Lukas and Frank,
On 2/26/2015 3:46 PM, Frank Ch. Eigler wrote:
Please see commit 7347927a67849a74b67d8b25fb58c033ee79042d on
git://sourceware.org/git/pcpfans.git lberk/dev
Thanks, nice work! Included some Buffalo folks on cc:, because the
idea for this PR [1] came from their site needs at CCR, to have
job-specific pmlogger data. It would be nice to know whether, with
this facility, a "pmlc one-shot METRIC" widget would be helpful or
redundant.
Thanks for this! This will be useful to track pids on nodes running
single jobs. I think it would still be useful to have a "pmlc one-shot
set-of-metrics/configfile". That interleaves the results into a
currently running primary logger. For now we are planning on setting up
separate "once" loggers that we can fire off as needed and then merge
the files afterwards. This may be good enough, but we haven't
implemented it yet to be sure there are no issues.

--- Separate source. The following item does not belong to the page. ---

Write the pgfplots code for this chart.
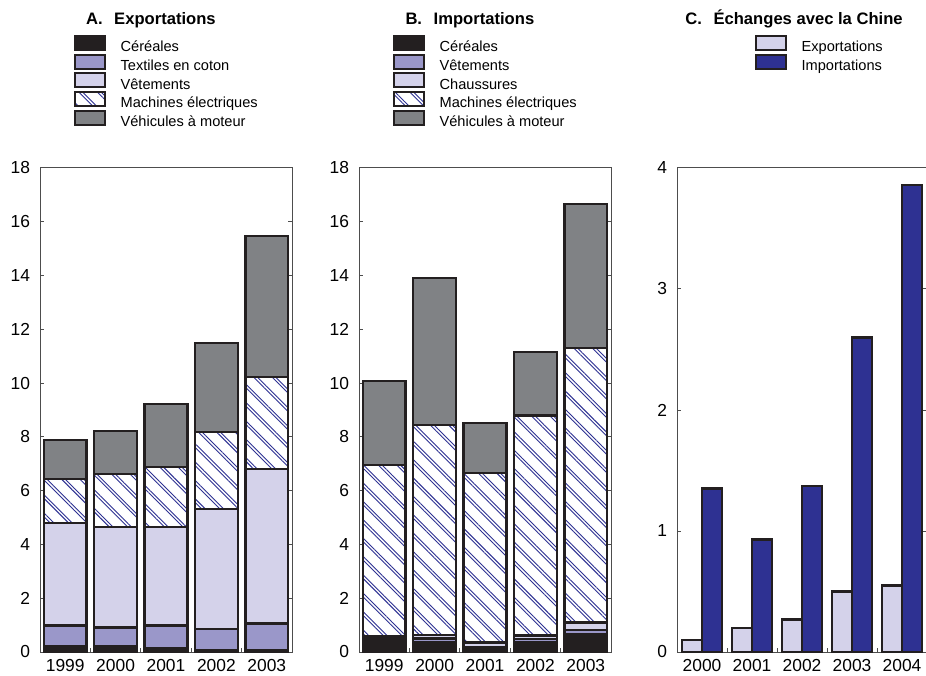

The use case is to, as exactly as possible, annotate times that
may be "interesting" in some way. For instance during a single job, we
may want to indicate the time and collect stats on the boundaries of
preprocessing/compute/post processing that may be part of the same job,
but we want to have a record at the exact moment these occur regardless
of default sampling interval. We are able to run an arbitrary shell
script at these times.
We can't just increase the default logger interval, since we have a
mix of jobs that run for less than a minute and others that run for days
or weeks on the same nodes, and logging at a high enough frequency for
the short jobs would generate too much data overall. We already log at
30 sec and miss some information. With these one-shot type events, we
could probably decrease our default logging interval. If we didn't have
shared resources, this would be much easier, but we could have 10-20
jobs per node, and running a separate resolution logger for each would
create too much data.
I think this solution is very useful, but we would also use the one-shot
facility if it existed.
Thanks.
Martins
|